While the demise of Lollapalooza, the fiasco of Field Day last year and the quiet disappearance of All Tomorrow’s Parties on these shores puts a question mark on the concept of huge festivals in North America (Europe seems much more receptive to the format), it’s important to note that there are still successful festivals going on in North America – witness the longevity of Ozzfest and the Warped Tour, and Curiosa seems to be doing well. Similarly, by all reports Coachella, Austin City Limits and Bonnaroo were pretty damn successful (people dying notwithstanding). I think the fault is lying more on the shoulders of the organizers (using the term generously) rather than the festivals themselves. It’s just that for the amount of money you have to invest to make something like this happen (I imagine the overhead and logistics are staggering), you can’t take a gamble on the goods. Ozzy and Black Sabbath are a sure bet. Morrissey is not.
In the end, though, I feel bad for the bands. While they will still get a percentage of their fees, they’re still pretty much fucked for the rest of the summer. They’re in tough to book shows of their own for July and August this late in the season, so that’s a couple months they won’t be making the money they had budgeted on. I do hope that some of the acts on the bill will manage to find their own way into town, but it’s a raw deal for everyone involved, any way you slice it. Lollapalooza, RIP.

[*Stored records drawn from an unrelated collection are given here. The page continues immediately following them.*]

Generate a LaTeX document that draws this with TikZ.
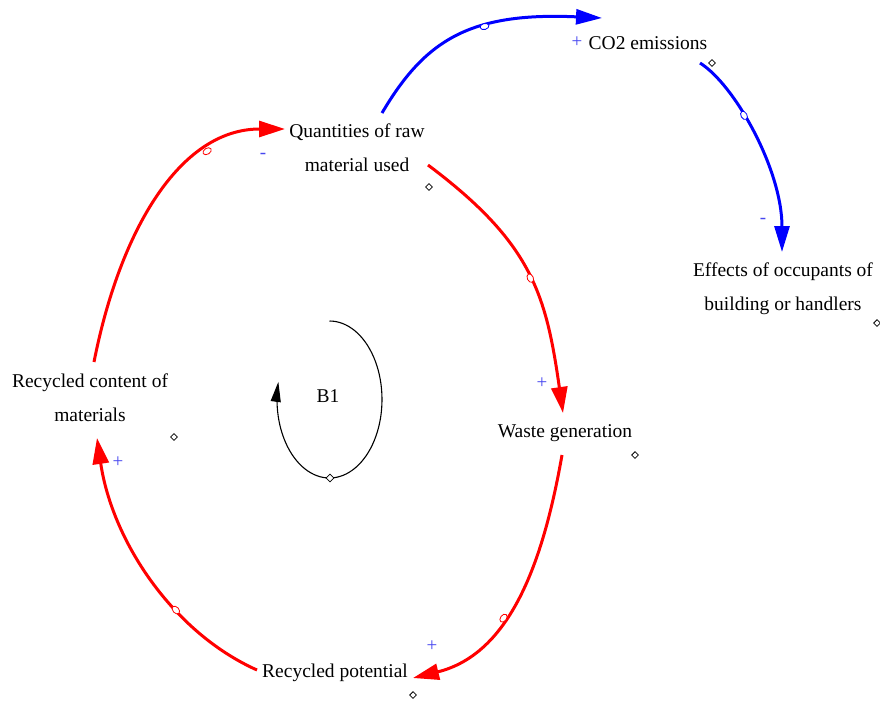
\documentclass[tikz,border=0pt]{standalone}
\usepackage{fontspec}
\setmainfont{Liberation Serif}
\usetikzlibrary{arrows.meta,shapes.geometric}
\definecolor{redl}{RGB}{255,0,0}
\definecolor{bluel}{RGB}{0,0,255}
\definecolor{signc}{RGB}{70,70,240}
\begin{document}
\begin{tikzpicture}[x=1pt,y=-1pt,
  var/.style={font=\fontsize{19.5}{34}\selectfont, align=center, inner sep=0pt, text=black},
  redlink/.style={draw=redl, line width=3pt, -{Triangle[length=26pt,width=16pt]}},
  bluelink/.style={draw=bluel, line width=3pt, -{Triangle[length=26pt,width=15pt]}},
  lmark/.style={ellipse, draw, fill=white, line width=0.8pt, minimum width=9pt, minimum height=6pt, inner sep=0pt, sloped},
  handle/.style={diamond, draw=black, fill=white, line width=0.8pt, minimum size=7pt, inner sep=0pt},
  sign/.style={font=\fontsize{19}{19}\selectfont, text=signc, inner sep=0pt}
]
\fill[white] (0,0) rectangle (880,702);
\useasboundingbox (0,0) rectangle (880,702);

% variables
\node[var] (q) at (357,148) {Quantities of raw\\material used};
\node[var] (co2) at (648,43) {CO2 emissions};
\node[var] (eff) at (783,289) {Effects of occupants of\\building or handlers};
\node[var] (w) at (565,433) {Waste generation};
\node[var] (rp) at (335,673) {Recycled potential};
\node[var] (rc) at (90,398) {Recycled content of\\materials};
\node[var] (b1) at (328,396) {B1};

% handles
\node[handle] (hq) at (429,187) {};
\node[handle] (hco2) at (712,63) {};
\node[handle] (heff) at (877,323) {};
\node[handle] (hw) at (635,455) {};
\node[handle] (hrp) at (413,695) {};
\node[handle] (hrc) at (174,437) {};

% red loop
\draw[redlink] ([shift={(71,17)}]q.center) .. controls (532,243) and (546,294) .. ([shift={(-2,-20)}]w.center)
  node[lmark, draw=redl, pos=0.52] (m1) {};
\draw[redlink] ([shift={(-3,22)}]w.center) .. controls (543,563) and (510,654) .. ([shift={(78,5)}]rp.center)
  node[lmark, draw=redl, pos=0.59] (m2) {};
\draw[redlink] ([shift={(-78,-3)}]rp.center) .. controls (172,632) and (112,540) .. ([shift={(7,40)}]rc.center)
  node[lmark, draw=redl, pos=0.36] (m3) {};
\draw[redlink] ([shift={(4,-36)}]rc.center) .. controls (120,230) and (180,129) .. ([shift={(-72,-19)}]q.center)
  node[lmark, draw=redl, pos=0.72] (m4) {};

% blue links
\draw[bluelink] ([shift={(25,-35)}]q.center) .. controls (425,40) and (470,12) .. ([shift={(-46,-25)}]co2.center)
  node[lmark, draw=bluel, pos=0.62] (m5) {};
\draw[bluelink] ([shift={(52,20)}]co2.center) .. controls (735,85) and (782,170) .. ([shift={(-1,-37)}]eff.center)
  node[lmark, draw=bluel, pos=0.4] (m6) {};

% polarity signs
\node[sign] (s1) at (263,156) {-};
\node[sign] (s2) at (577,42) {+};
\node[sign] (s3) at (763,221) {-};
\node[sign] (s4) at (542,383) {+};
\node[sign] (s5) at (432,646) {+};
\node[sign] (s6) at (118,462) {+};

% loop symbol
\draw[black, line width=1.1pt, -{Triangle[length=20pt,width=10pt]}]
  plot[domain=-90:193, samples=80] ({329.5+52.5*cos(\x)}, {399.5+78.5*sin(\x)});
\node[handle, minimum size=8pt] (hb1) at (330,478) {};
\end{tikzpicture}
\end{document}
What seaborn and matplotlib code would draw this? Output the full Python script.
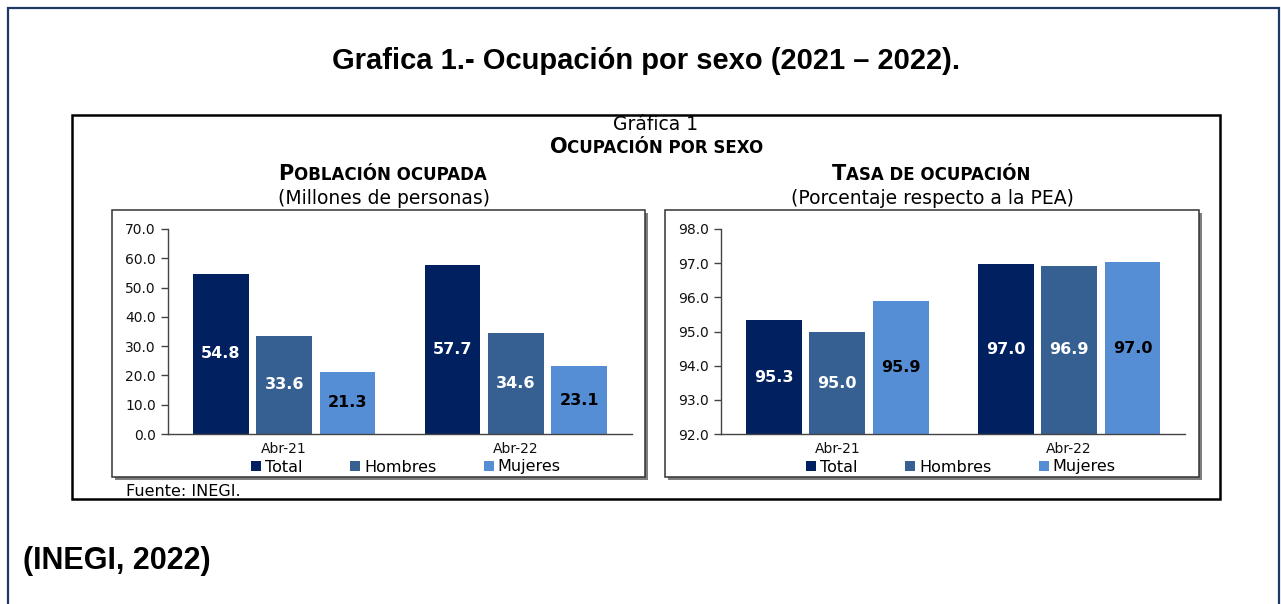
import pandas as pd
import matplotlib.pyplot as plt
import seaborn as sns
from matplotlib.patches import Rectangle

# Data
periods = ["Abr-21", "Abr-22"]
series = ["Total", "Hombres", "Mujeres"]

# Población ocupada (millones de personas)
ocupada_total = [54.8, 57.7]
ocupada_hombres = [33.6, 34.6]
ocupada_mujeres = [21.3, 23.1]

# Tasa de ocupación (% de la PEA)
tasa_total = [95.33, 96.97]
tasa_hombres = [94.98, 96.93]
tasa_mujeres = [95.88, 97.03]

colors = ["#002060", "#376092", "#558ED5"]
label_colors = ["white", "white", "black"]

W, H = 1281, 604

sns.set_style("white")
plt.rcParams["font.family"] = ["DejaVu Sans"]
plt.rcParams["text.color"] = "black"

fig = plt.figure(figsize=(W / 100, H / 100), dpi=100)
fig.patch.set_facecolor("white")


def px_box(x0, y0, x1, y1):
    return [x0 / W, 1 - y1 / H, (x1 - x0) / W, (y1 - y0) / H]


def to_long(vals):
    rows = []
    for name, v in zip(series, vals):
        for p, val in zip(periods, v):
            rows.append({"Periodo": p, "Serie": name, "Valor": val})
    return pd.DataFrame(rows)


def small_caps(xc, y_base, first, rest, big, small):
    t1 = fig.text(0, 1 - y_base / H, first, fontsize=big, fontweight="bold",
                  va="baseline", ha="left", color="black")
    t2 = fig.text(0, 1 - y_base / H, rest, fontsize=small, fontweight="bold",
                  va="baseline", ha="left", color="black")
    r = fig.canvas.get_renderer()
    w1 = t1.get_window_extent(r).width
    w2 = t2.get_window_extent(r).width
    left = xc - (w1 + w2) / 2
    t1.set_x(left / W)
    t2.set_x((left + w1) / W)


def draw_panel(ax, df, ylim, step, legend_x):
    sns.barplot(data=df, x="Periodo", y="Valor", hue="Serie", palette=colors,
                width=0.82, gap=0.12, ax=ax, edgecolor="none", saturation=1)
    handles, labels = ax.get_legend_handles_labels()
    if ax.get_legend() is not None:
        ax.get_legend().remove()
    ax.set_ylim(*ylim)
    ax.set_xlim(-0.5, 1.5)
    yt = [ylim[0] + i * step for i in range(int(round((ylim[1] - ylim[0]) / step)) + 1)]
    ax.set_yticks(yt)
    ax.set_yticklabels([f"{v:.1f}" for v in yt])
    ax.set_xticks([0, 1])
    ax.set_xticks([-0.5, 0.5, 1.5], minor=True)
    ax.set_xlabel("")
    ax.set_ylabel("")
    ax.tick_params(axis="x", which="major", length=0, pad=6, labelsize=10, labelcolor="#111111")
    ax.tick_params(axis="x", which="minor", length=8, direction="inout", width=1.2, color="#444444")
    ax.tick_params(axis="y", length=5, direction="out", width=1, color="#444444",
                   pad=4, labelsize=10, labelcolor="#111111", left=True)
    for s in ["top", "right"]:
        ax.spines[s].set_visible(False)
    for s in ["left", "bottom"]:
        ax.spines[s].set_color("#444444")
        ax.spines[s].set_linewidth(1.0)

    lo = ylim[0]
    for container, c in zip(ax.containers, label_colors):
        for bar in container:
            h = bar.get_height()
            ax.text(bar.get_x() + bar.get_width() / 2, (lo + h) / 2, f"{h:.1f}",
                    ha="center", va="center", color=c, fontsize=11.5, fontweight="bold")

    fig.legend(handles, labels, loc="center", bbox_to_anchor=(legend_x / W, 1 - 467 / H),
               ncol=3, frameon=False, fontsize=11.5, handlelength=0.6, handleheight=0.6,
               handletextpad=0.25, columnspacing=3.0, borderpad=0, labelcolor="black")


# frames
fig.patches.append(Rectangle((8 / W, -0.1), (1279 - 8) / W, 1.1 - 8 / H, transform=fig.transFigure,
                             fill=False, edgecolor="#1F3864", linewidth=1.6, zorder=-2))
fig.patches.append(Rectangle((72 / W, 1 - 499 / H), (1220 - 72) / W, (499 - 115) / H,
                             transform=fig.transFigure, fill=False, edgecolor="black",
                             linewidth=1.8, zorder=-2))
for x0, x1 in [(112, 645), (665, 1199)]:
    fig.patches.append(Rectangle(((x0 + 3) / W, 1 - (477 + 3) / H), (x1 - x0) / W, (477 - 210) / H,
                                 transform=fig.transFigure, facecolor="#7f7f7f",
                                 edgecolor="none", zorder=-1.5))
    fig.patches.append(Rectangle((x0 / W, 1 - 477 / H), (x1 - x0) / W, (477 - 210) / H,
                                 transform=fig.transFigure, facecolor="white",
                                 edgecolor="#333333", linewidth=1.1, zorder=-1))

ax1 = fig.add_axes(px_box(168.3, 229, 631.7, 434))
ax2 = fig.add_axes(px_box(721.4, 229, 1185, 434))
ax1.patch.set_alpha(0)
ax2.patch.set_alpha(0)

draw_panel(ax1, to_long([ocupada_total, ocupada_hombres, ocupada_mujeres]), (0, 70), 10, 406)
draw_panel(ax2, to_long([tasa_total, tasa_hombres, tasa_mujeres]), (92, 98), 1, 961)

# titles
fig.text(646 / W, 1 - 69 / H, "Grafica 1.- Ocupación por sexo (2021 – 2022).",
         family="Liberation Sans", fontsize=21, fontweight="bold", ha="center", va="baseline",
         color="black")
fig.text(23 / W, 1 - 569 / H, "(INEGI, 2022)", family="Liberation Sans", fontsize=22,
         fontweight="bold", ha="left", va="baseline", color="black")

fig.text(656 / W, 1 - 130.5 / H, "Gráfica 1", fontsize=13.5, ha="center", va="baseline")
small_caps(656.5, 153, "O", "CUPACIÓN POR SEXO", 15, 12)
small_caps(382.3, 180.5, "P", "OBLACIÓN OCUPADA", 15, 12)
small_caps(931, 180.5, "T", "ASA DE OCUPACIÓN", 15, 12)
fig.text(383.5 / W, 1 - 204 / H, "(Millones de personas)", fontsize=13.5, ha="center",
         va="baseline")
fig.text(932 / W, 1 - 204 / H, "(Porcentaje respecto a la PEA)", fontsize=13.5, ha="center",
         va="baseline")
fig.text(126.5 / W, 1 - 495.5 / H, "Fuente: INEGI.", fontsize=11.5, ha="left", va="baseline")

fig.savefig("out.png", dpi=100, facecolor="white")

Postscript to this screed – It occurs to me that I may come across as slagging on the Moz for not being a good enough headliner. I’m not, really – adding him to the bill was inspired. It just wasn’t enough. No hate mail, please, but if you’re going to send it at least come up with some clever epithets.
And now for something completely different. News that isn’t a eulogy for Lollapalooza!
A new Saturday Looks Good To Me album hits September 14 on Polyvinyl, name of Every Night. You can hear sample unmastered mp3s from the record here. Their last album All Your Summer Songs was easily one of my favorite discoveries of the past year, so I’m quite looking forward to this one. Great indie-pop music done up in that sweet Motown/Spector style. Yessir.
The new Luna album Rendezvous (which seems to have graduated from tenative title to actual title) will be out September 28. Touring to follow in October and November.
Thought I was all out of Wilco news? Not quite – you can download a live version of “Hell Is Chrome” from their recent hometown show at the Vic in Chicago here or listen to whole show streaming-like via the enhanced portion of the A Ghost Is Born CD. They just give and they give and they give.
The Globe & Mail reflects on the glory of vinyl. It has long been my secret shame as a music geek that I don’t own a record player. I’m sure I could take the old one from home anytime I wanted – I think it’s a Dual – but I have nowhere to put it and I’m sure it’d need a goodly amount of TLC to get it back into game shape. I think the next time I move, provided it’s somewhere with more room, I’ll inherit myself the turntable and see what it can do. From Thrasher’s Blog.
Anyone planning on coming out to see Lake Holiday wtih Wax Mannequin at the Rivoli tonight, doors are at 9 and cover is $7. Hey, it’s not our show, we can’t do anything about that. I’m also not sure what time we’re on, or whether we’re on first or second. In fact, I don’t know anything. At all.